Aux États-Unis, l’heure du bilan approche. Les farmers vont inventorier les dommages causés par les températures polaires qui se sont abattues dans le centre et le sud du pays, jusqu’au Texas.

Mais sur les places de marché, les opérateurs ont déjà manifesté leurs inquiétudes. À Rouen, le cours de la tonne du blé a progressé de 5 € la semaine 8 pour atteindre 228 €, tandis que les cours de la tonne de maïs et d’orge fourragère franchissaient allègrement le seuil de 210 €.

Depuis, le bassin de la mer Noire est à son tour plongé dans un froid polaire. Une partie des cultures d’hiver pourrait aussi périr et le blé se faire rare. Si bien que la tonne de la céréale a de nouveau augmenté (231 € le 23 février).

La fin de campagne de production et d’exportation est décidément bien plus difficile qu’escompté il y a encore quelques semaines. Car avant même que ces vagues de froid ne surviennent, la période de transition entre les mois de juin et d’août prochains s’annonçait déjà tendue. Les stocks de report de blé seront en repli dans la plupart des principaux pays exportateurs.

Selon l’USDA, ils n’excéderaient pas 22 millions de tonnes (Mt) aux États-Unis (-10 Mt en quatre ans) et ils sont d’ores et déjà estimés à 10 Mt (-4 Mt) dans l’Union européenne (UE). Les stocks mondiaux d’orges et de maïs seront aussi faibles.

Dans l’hémisphère sud, les difficultés mentionnées les semaines passées persistent. L’USDA estime toujours à 109 Mt la production record de maïs au Brésil. Pour autant, l’arrivée de précipitations retarde à nouveau la seconde vague de semis de maïs dans le pays.

Au niveau mondial, les transactions commerciales de blé restent dynamiques alors que la Russie se retire progressivement des marchés depuis l’instauration de sa taxe à l’export de 25 €/t. Et si, au Kazakhstan, la récolte de blé est nettement supérieure à celle encore estimée le mois passé (14 ,2 Mt et non pas 12,5 Mt, + 2,8 Mt sur un an – source Bureau national des statistiques du Kazakhstan), le pays n’exporterait que 7,5 Mt de grains (+0,5 Mt sur un an).

Un équilibre ténu

Dans l’UE, la France tente tant bien que mal d’approvisionner ses clients. Chaque mois, notre pays projette d’exporter un peu plus de blé et d’orges vers les pays tiers que le mois précédent (+240 000 t en février par rapport à janvier), selon FranceAgriMer.

Mais comme la récolte 2020 a été très faible, l’hexagone n’aura expédié hors de l’UE, à la fin du mois de juin prochain, que 7,2 Mt de blé et 3Mt d’orges (-46 % et -26 % par rapport à 2020-2021).
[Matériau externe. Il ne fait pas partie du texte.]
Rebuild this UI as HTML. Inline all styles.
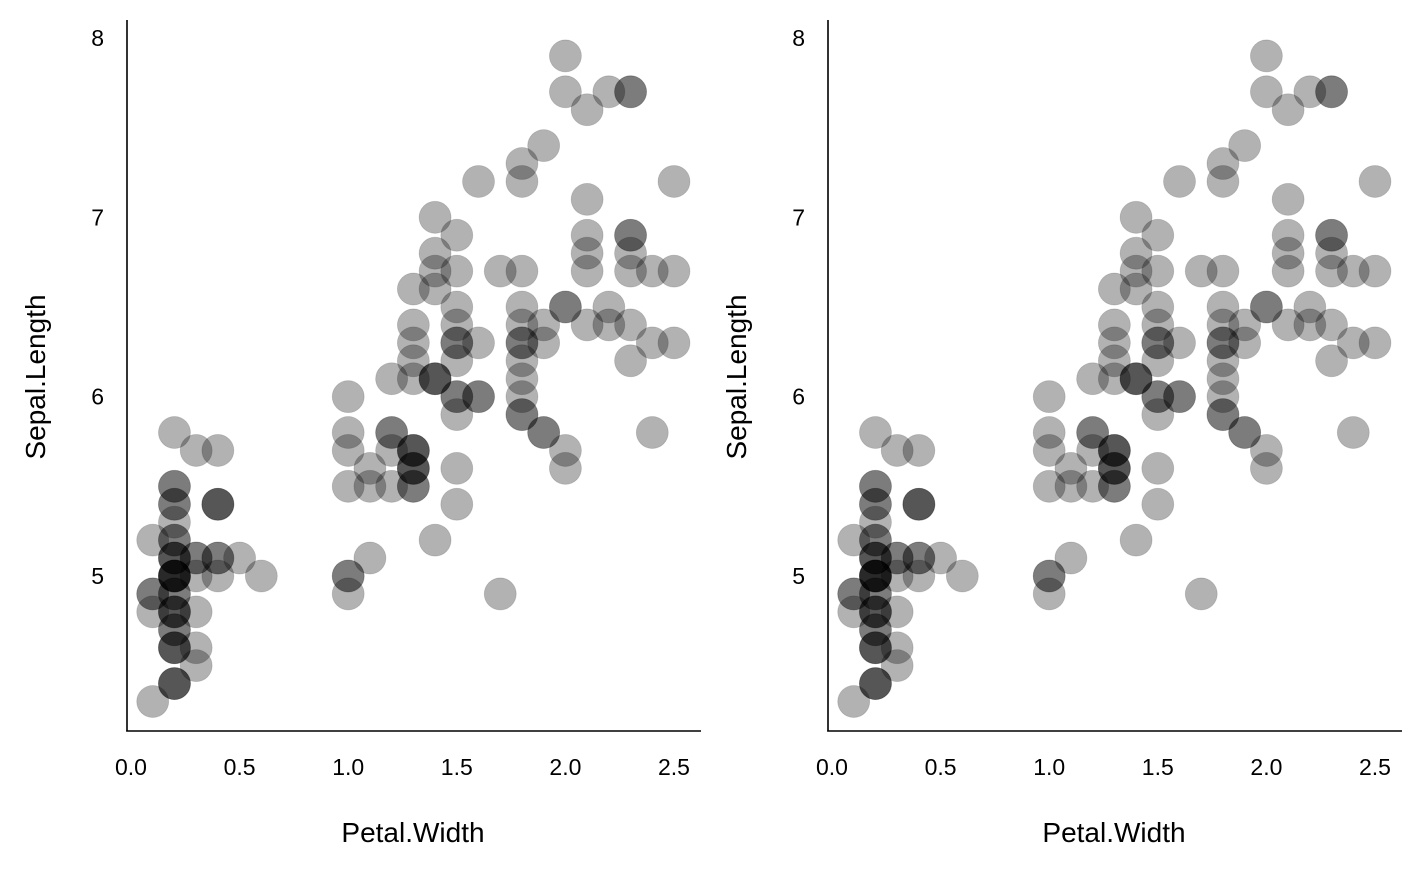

Et notre pays ne disposera en stocks plus que de 2,48 Mt de blé (-18 % par rapport à 2019-2020), de 1,07 Mt d’orges (-23 %) et de 1,86 Mt de maïs (-9 %).

Sur le marché intérieur, la campagne de commercialisation des céréales porte les stigmates de la double crise sanitaire et économique qui met notre pays à l’épreuve.

Pour le blé, la grippe aviaire restreint aussi la production d’aliments. Et pour l’orge, les mises en œuvre en malterie porteront finalement sur 240 000 t de grains et non pas sur 250 000 t. La consommation de bière est pénalisée par les fermetures des bars et des restaurants.

La sécurité alimentaire en marche

En menant des politiques agricoles volontaristes, des pays structurellement déficitaires en grains parviennent à accroître leur souveraineté alimentaire.
En Turquie, dans les régions de Sani Urfa et de Mardin, l’implantation de maïs irrigué en deuxième culture permet de doubler la production de grains dans ces régions. La céréale est implantée dès que les blés et les orges sont moissonnés, fin mai-début juin. L’an passé, l’ex empire ottoman doit sa production record de maïs (7,1 Mt ; +18 % sur un an et + 200 % en 20 ans) à une bonne technicité (11,45 t/ha) et à des conditions météorologiques favorables.
En Éthiopie, les rendements du blé (2,4 t/ha) ont triplé en vingt ans. Ils sont bien supérieurs à ceux observés dans de nombreux pays exportateurs majeurs de grains. Si bien que le plus grand pays producteur de blé subsaharien a récolté 5,3 Mt.